猫も杓子も blog を始める昨今、有名人や芸能人もその例外ではないわけだが、最近公開された中でもとりわけ面白いのが志村けんの ken's blog。
この blog がオープンしたのは 8 月 7 日。私はひょんなことからほぼオープン当初から読み続けているが、開設当初は記事にコメントがほとんど付くことなく、実に静かなスタートだった。ところが今月半ば頃からこの blog の存在がネットで急に知れ渡ったようで、アクセス数もコメントも急増。現在では相当な賑わいを見せている様子である。
その内容だが、さすが日本を代表するコメディアン・タレントだけあって、他の有名タレントの写真があったり、夏休みにはジェット機をチャーターしてハワイにゴルフ旅行に行った様子が掲載されたりと、なかなか一般人にはない類の記事が並んだりする。しかしそれよりもさりげなく紹介される簡単な料理のレシピの方が断然興味深い。紫蘇チャーハン(シソを紫蘇とわざわざ書くあたりにこだわりを感じさせる)、秋刀魚の一夜干しなど、いかにも男の一人暮らし風なメニューだが、これがまた大変美味しそうなのである。朝ごはんは自分で作るそうで、納豆に紫蘇とキムチを入れて食べるのだそうだ。志村氏というと大酒飲みの煙草吸い、芸能人らしく不規則な生活を送っているのでは、という印象があるが、意外にも健康マニアで、過去にはこんな本も出しているとのこと。酒を飲むぶん健康には気を使ってるんですかね。

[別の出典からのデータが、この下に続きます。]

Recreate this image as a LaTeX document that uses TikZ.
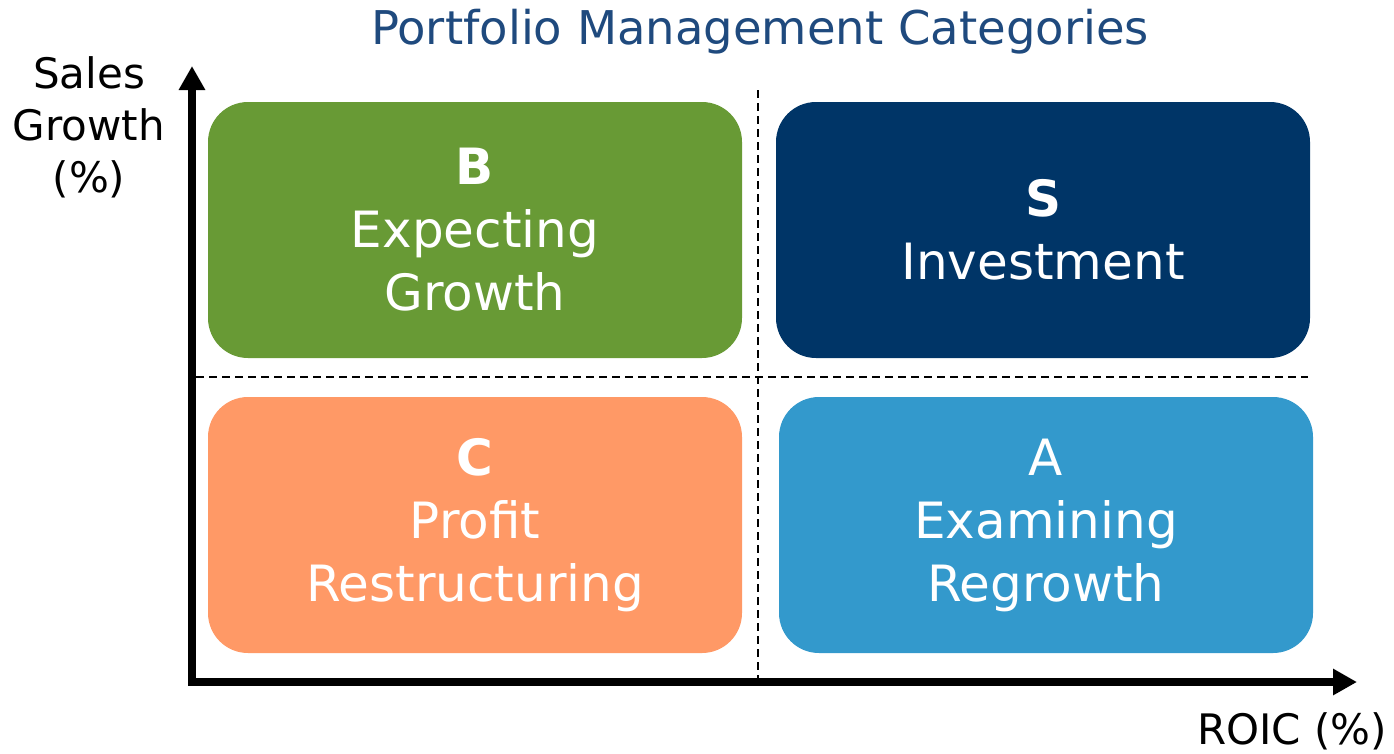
\documentclass[tikz,border=0pt]{standalone}
\usepackage{fontspec}
\setmainfont{DejaVu Sans}
\usetikzlibrary{arrows.meta, positioning}
\definecolor{titleblue}{HTML}{1F4A7E}
\definecolor{quadgreen}{HTML}{689A35}
\definecolor{quadnavy}{HTML}{003567}
\definecolor{quadorange}{HTML}{FF9966}
\definecolor{quadblue}{HTML}{3399CC}

\begin{document}
\begin{tikzpicture}[
    x=1pt, y=-1pt,
    quadrant/.style={fill=#1, rounded corners=40pt, minimum width=534pt,
                     minimum height=256pt, text=white, align=center,
                     font=\fontsize{50}{63}\selectfont},
    axis/.style={line width=8pt, {Triangle[length=24pt,width=25pt]}-{Triangle[length=24pt,width=25pt]}},
    divider/.style={line width=1.6pt, dash pattern=on 8pt off 5pt},
    axislabel/.style={align=center, font=\fontsize{42}{52}\selectfont},
]
    \useasboundingbox (0,0) rectangle (1394,753);

    % Title
    \node[text=titleblue, font=\fontsize{46.5}{52}\selectfont] (title) at (760,32) {Portfolio Management Categories};

    % Axes and quadrant dividers
    \coordinate (ytip) at (192,66);
    \coordinate (origin) at (192,682);
    \coordinate (xtip) at (1357,682);
    \coordinate (hleft) at (196,377);
    \coordinate (hright) at (1308,377);
    \coordinate (vtop) at (758,90);
    \coordinate (vbottom) at (758,682);
    \draw[divider] (hleft) -- (hright);
    \draw[divider] (vtop) -- (vbottom);

    % Row 1: B + S
    \node[quadrant=quadgreen] (b) at (475,230) {\textbf{B}\\Expecting\\Growth};
    \node[quadrant=quadnavy] (s) at (1043,230) {\textbf{S}\\Investment};

    % Row 2: C + A
    \node[quadrant=quadorange] (c) at (475,525) {\textbf{C}\\Profit\\Restructuring};
    \node[quadrant=quadblue] (a) at (1046,525) {A\\Examining\\Regrowth};

    \draw[axis] (ytip) |- (xtip);

    % Axis labels
    \node[axislabel] (ylabel) at (89,127) {Sales\\Growth\\(\%)};
    \node[axislabel] (xlabel) at (1292,731) {ROIC (\%)};
\end{tikzpicture}
\end{document}
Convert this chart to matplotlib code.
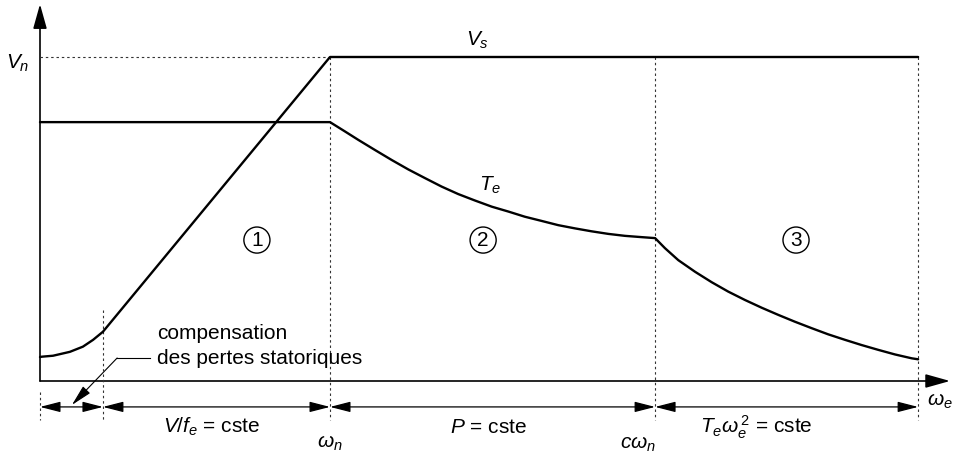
import matplotlib
matplotlib.use("Agg")
import matplotlib.pyplot as plt
from matplotlib.patches import FancyArrowPatch

plt.rcParams["font.family"] = ["Liberation Sans", "DejaVu Sans"]
plt.rcParams["mathtext.fontset"] = "custom"
plt.rcParams["mathtext.rm"] = "Liberation Sans"
plt.rcParams["mathtext.it"] = "Liberation Sans:italic"
plt.rcParams["mathtext.bf"] = "Liberation Sans:bold"

# Speed in units of omega_n, voltage / torque in units of V_n
w_comp = 0.217
w_n = 1.0
cw_n = 2.121
w_max = 3.028
V_n = 1.0

# Stator voltage V_s (with stator-loss compensation at low speed)
vs_w = [0.0, 0.006, 0.045, 0.103, 0.148, 0.183, 0.217, 1.0, 3.028]
vs_v = [0.074, 0.075, 0.078, 0.090, 0.106, 0.127, 0.152, 1.0, 1.0]

# Electromagnetic torque T_e
te_w = [0.0, 1.000, 1.052, 1.098, 1.155, 1.213, 1.270, 1.328, 1.385, 1.442,
        1.500, 1.558, 1.615, 1.672, 1.730, 1.787, 1.845, 1.902, 1.960, 2.017,
        2.075, 2.121,
        2.155, 2.201, 2.259, 2.316, 2.373, 2.431, 2.489, 2.546, 2.603, 2.661,
        2.718, 2.776, 2.833, 2.891, 2.948, 3.006, 3.028]
te_v = [0.799, 0.799, 0.770, 0.744, 0.713, 0.682, 0.653, 0.626, 0.600, 0.577,
        0.557, 0.538, 0.523, 0.507, 0.494, 0.481, 0.471, 0.462, 0.454, 0.448,
        0.444, 0.441,
        0.410, 0.373, 0.337, 0.305, 0.276, 0.250, 0.226, 0.204, 0.183, 0.163,
        0.144, 0.127, 0.111, 0.096, 0.082, 0.070, 0.067]

# Operating zones and their labels
zone_marks = ["1", "2", "3"]
zone_w = [0.748, 1.528, 2.607]
zone_bounds = [0.0, w_comp, w_n, cw_n, w_max]
zone_texts = ["", r"$V/f_e$ = cste", r"$P$ = cste", r"$T_e\omega_e^{\,2}$ = cste"]
zone_text_w = [None, 0.593, 1.545, 2.470]

fig = plt.figure(figsize=(9.68, 4.53), dpi=100)
ax = fig.add_axes([0, 0, 1, 1])
ax.set_xlim(-40 / 290, 928 / 290)
ax.set_ylim(-72 / 324, 381 / 324)
ax.axis("off")

FS = 15
k = "black"

# Axes with arrowheads
ax.add_patch(FancyArrowPatch((0, 0), (0, 1.163), arrowstyle="-|>,head_length=1.5,head_width=0.42",
                             mutation_scale=10, lw=1.2, color=k, shrinkA=0, shrinkB=0))
ax.add_patch(FancyArrowPatch((0, 0), (3.138, 0), arrowstyle="-|>,head_length=1.5,head_width=0.42",
                             mutation_scale=10, lw=1.2, color=k, shrinkA=0, shrinkB=0))

# Dotted guide lines
dot = dict(color="#333333", lw=0.8, ls=(0, (2.2, 2.6)))
ax.plot([0, w_n], [V_n, V_n], **dot)
ax.plot([0, 0], [-0.035, -0.12], **dot)
ax.plot([w_comp, w_comp], [0.22, -0.12], **dot)
for w in (w_n, cw_n, w_max):
    ax.plot([w, w], [V_n, -0.12], **dot)

# Curves
ax.plot(vs_w, vs_v, color=k, lw=1.7, solid_joinstyle="round", solid_capstyle="round")
ax.plot(te_w, te_v, color=k, lw=1.7, solid_joinstyle="round", solid_capstyle="round")

# Dimension arrows under the speed axis
y_dim = -0.080
for a, b in zip(zone_bounds[:-1], zone_bounds[1:]):
    ax.add_patch(FancyArrowPatch((a, y_dim), (b, y_dim),
                                 arrowstyle="<|-|>,head_length=1.25,head_width=0.32",
                                 mutation_scale=10, lw=0.9, color=k, shrinkA=0, shrinkB=0))
y_txt = -0.142
for t, w in zip(zone_texts, zone_text_w):
    if t:
        ax.text(w, y_txt, t, fontsize=FS, ha="center", va="center")

# Axis labels
ax.text(-0.076, 0.981, r"$V_n$", fontsize=FS, ha="center", va="center")
ax.text(3.103, -0.062, r"$\omega_e$", fontsize=FS, ha="center", va="center")
ax.text(w_n, -0.192, r"$\omega_n$", fontsize=FS, ha="center", va="center")
ax.text(cw_n - 0.06, -0.195, r"$c\omega_n$", fontsize=FS, ha="center", va="center")

# Curve labels
ax.text(1.510, 1.052, r"$V_s$", fontsize=FS, ha="center", va="center")
ax.text(1.552, 0.605, r"$T_e$", fontsize=FS, ha="center", va="center")

# Zone numbers
for m, w in zip(zone_marks, zone_w):
    ax.text(w, 0.435, m, fontsize=15, ha="center", va="center",
            bbox=dict(boxstyle="circle,pad=0.17", fc="white", ec=k, lw=1.0))

# Stator-loss compensation note with leader arrow
ax.text(0.403, 0.148, "compensation", fontsize=FS, ha="left", va="center")
ax.text(0.403, 0.068, "des pertes statoriques", fontsize=FS, ha="left", va="center")
ax.plot([0.379, 0.266], [0.071, 0.071], color=k, lw=0.8)
ax.add_patch(FancyArrowPatch((0.266, 0.071), (0.110, -0.074),
                             arrowstyle="-|>,head_length=1.3,head_width=0.3",
                             mutation_scale=10, lw=0.8, color=k, shrinkA=0, shrinkB=0))

fig.savefig("out.png", dpi=100)
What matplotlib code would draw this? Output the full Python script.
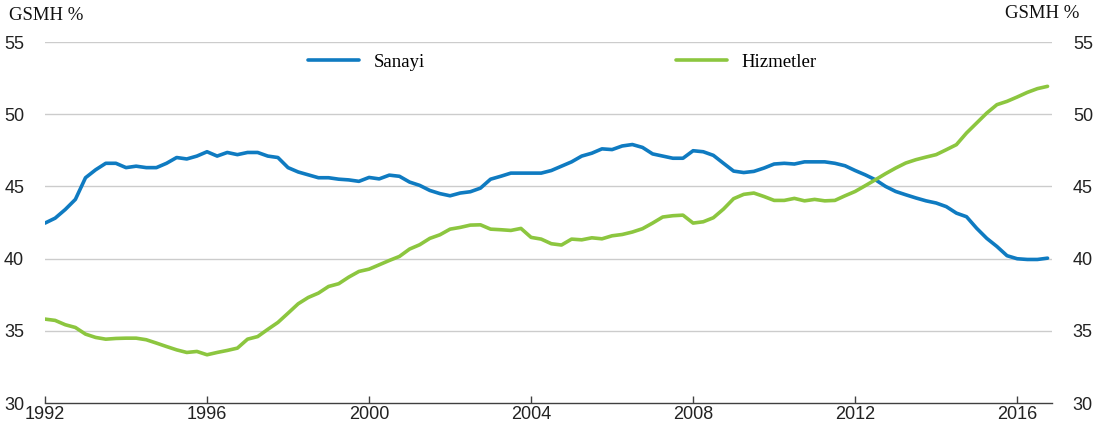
import matplotlib
matplotlib.use("Agg")
import matplotlib.pyplot as plt
import numpy as np

start_year = 1992
quarters_per_year = 4

sanayi = [
    42.46, 42.8, 43.4, 44.1, 45.6, 46.15, 46.6, 46.6,
    46.3, 46.4, 46.3, 46.3, 46.6, 47.0, 46.9, 47.1,
    47.4, 47.1, 47.35, 47.2, 47.35, 47.35, 47.1, 47.0,
    46.3, 46.0, 45.8, 45.6, 45.6, 45.5, 45.45, 45.35,
    45.62, 45.52, 45.78, 45.7, 45.3, 45.07, 44.72, 44.5,
    44.35, 44.54, 44.63, 44.88, 45.5, 45.7, 45.92, 45.92,
    45.92, 45.92, 46.1, 46.4, 46.7, 47.1, 47.3, 47.6,
    47.55, 47.8, 47.9, 47.7, 47.25, 47.1, 46.95, 46.95,
    47.47, 47.4, 47.15, 46.6, 46.06, 45.96, 46.04, 46.27,
    46.55, 46.6, 46.55, 46.7, 46.7, 46.7, 46.6, 46.43,
    46.1, 45.8, 45.46, 45.0, 44.65, 44.42, 44.2, 44.0,
    43.85, 43.6, 43.15, 42.9, 42.1, 41.4, 40.84, 40.2,
    39.99, 39.94, 39.94, 40.03,
]

hizmetler = [
    35.81, 35.72, 35.42, 35.23, 34.77, 34.54, 34.42, 34.47,
    34.49, 34.49, 34.38, 34.15, 33.91, 33.68, 33.5, 33.57,
    33.34, 33.5, 33.64, 33.8, 34.42, 34.6, 35.1, 35.58,
    36.22, 36.87, 37.31, 37.61, 38.07, 38.26, 38.72, 39.11,
    39.27, 39.57, 39.87, 40.15, 40.66, 40.96, 41.4, 41.65,
    42.04, 42.16, 42.32, 42.34, 42.04, 42.0, 41.95, 42.09,
    41.47, 41.35, 41.03, 40.94, 41.35, 41.3, 41.44, 41.37,
    41.58, 41.67, 41.84, 42.07, 42.46, 42.88, 42.97, 43.01,
    42.46, 42.55, 42.83, 43.43, 44.15, 44.45, 44.54, 44.3,
    44.03, 44.03, 44.17, 44.0, 44.1, 44.0, 44.03, 44.35,
    44.65, 45.05, 45.46, 45.88, 46.27, 46.62, 46.85, 47.03,
    47.2, 47.54, 47.89, 48.7, 49.39, 50.08, 50.66, 50.89,
    51.19, 51.51, 51.77, 51.93,
]

series_names = ["Sanayi", "Hizmetler"]
x_ticks = [1992, 1996, 2000, 2004, 2008, 2012, 2016]
y_ticks = [30, 35, 40, 45, 50, 55]
y_label = "GSMH %"

x = start_year + np.arange(len(sanayi)) / quarters_per_year

blue = "#0f7bc1"
green = "#8cc63f"
serif = ["Liberation Serif", "DejaVu Serif"]
sans = ["Liberation Sans", "DejaVu Sans"]

fig = plt.figure(figsize=(10.97, 4.32), dpi=100)
ax = fig.add_axes([45 / 1097, 1 - 403 / 432, (1052 - 45) / 1097, (403 - 42) / 432])

l1, = ax.plot(x, sanayi, color=blue, lw=2.6, solid_capstyle="round", zorder=3)
l2, = ax.plot(x, hizmetler, color=green, lw=2.6, solid_capstyle="round", zorder=3)

ax.set_xlim(1992, 2016.86)
ax.set_ylim(30, 55)
ax.set_xticks(x_ticks)
ax.set_yticks(y_ticks)
ax.set_xticklabels([str(t) for t in x_ticks], fontfamily=sans, fontsize=13)
ax.set_yticklabels([str(t) for t in y_ticks], fontfamily=sans, fontsize=13)

for s in ["left", "right", "top"]:
    ax.spines[s].set_visible(False)
ax.spines["bottom"].set_color("#404040")
ax.spines["bottom"].set_linewidth(1.0)

ax.tick_params(axis="x", direction="in", length=5, width=1, color="#404040",
               pad=2, labelcolor="#222222")
ax.tick_params(axis="y", length=0, pad=15, labelcolor="#222222",
               labelleft=True, labelright=True)

for yv in y_ticks[1:]:
    ax.axhline(yv, color="#cccccc", lw=1.0, zorder=1)

fig.text(9 / 1097, 1 - 16 / 432, y_label, fontfamily=serif, fontsize=13.5,
         va="center", ha="left", color="#111111")
fig.text(1079 / 1097, 1 - 14 / 432, y_label, fontfamily=serif, fontsize=13.5,
         va="center", ha="right", color="#111111")

leg = fig.legend([l1, l2], series_names, ncol=2, loc="center left",
                 bbox_to_anchor=(308 / 1097, 1 - 62 / 432), frameon=False,
                 borderpad=0, borderaxespad=0, handlelength=2.7,
                 handletextpad=0.8, columnspacing=13.4,
                 prop={"family": serif, "size": 13.5})

fig.savefig("out.png", dpi=100)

またその語り口が飾り気のない、実にリラックスした自然体なのも特色だ。「~よ。」「~ね。」などの語りかけ文体なのも、なんだかどこかの飲み屋で酒でも飲みながら話を聞いているような気になる。現在は携帯で原稿を書いて知人にメールで送り、blog にアップロードしてもらっているそうだが、そのうち自分で PC を使って書き込みを出来るようになりたいとのこと。自分で出来るようになっても、この語り口はそのままでお願いしたいものだ。
そういえば志村氏は相当な音楽マニアでもあり、特にソウルミュージックや R&B(日本のへなちょこ歌手がやってるのではなく本物の R&B)に造形が深いと聞いたことがある。例の「ひげダンス」の BGM も、ソウル・シンガーの大御所テディー・ペンダグラスの名曲「Do Me」をアレンジしたもので、原曲を提案したのも志村氏だったはず。そのうちこうした音楽の話も書いてもらえたら面白いと思う。
しかし自分がほんの小さい頃から数々のギャグやコントで笑わせてもらったものの、それでもあくまでもブラウン管の向こうにいる「別世界の人」だと思っていた人の日常を、こうして blog で読める日が来るとは。良い時代になったもんです。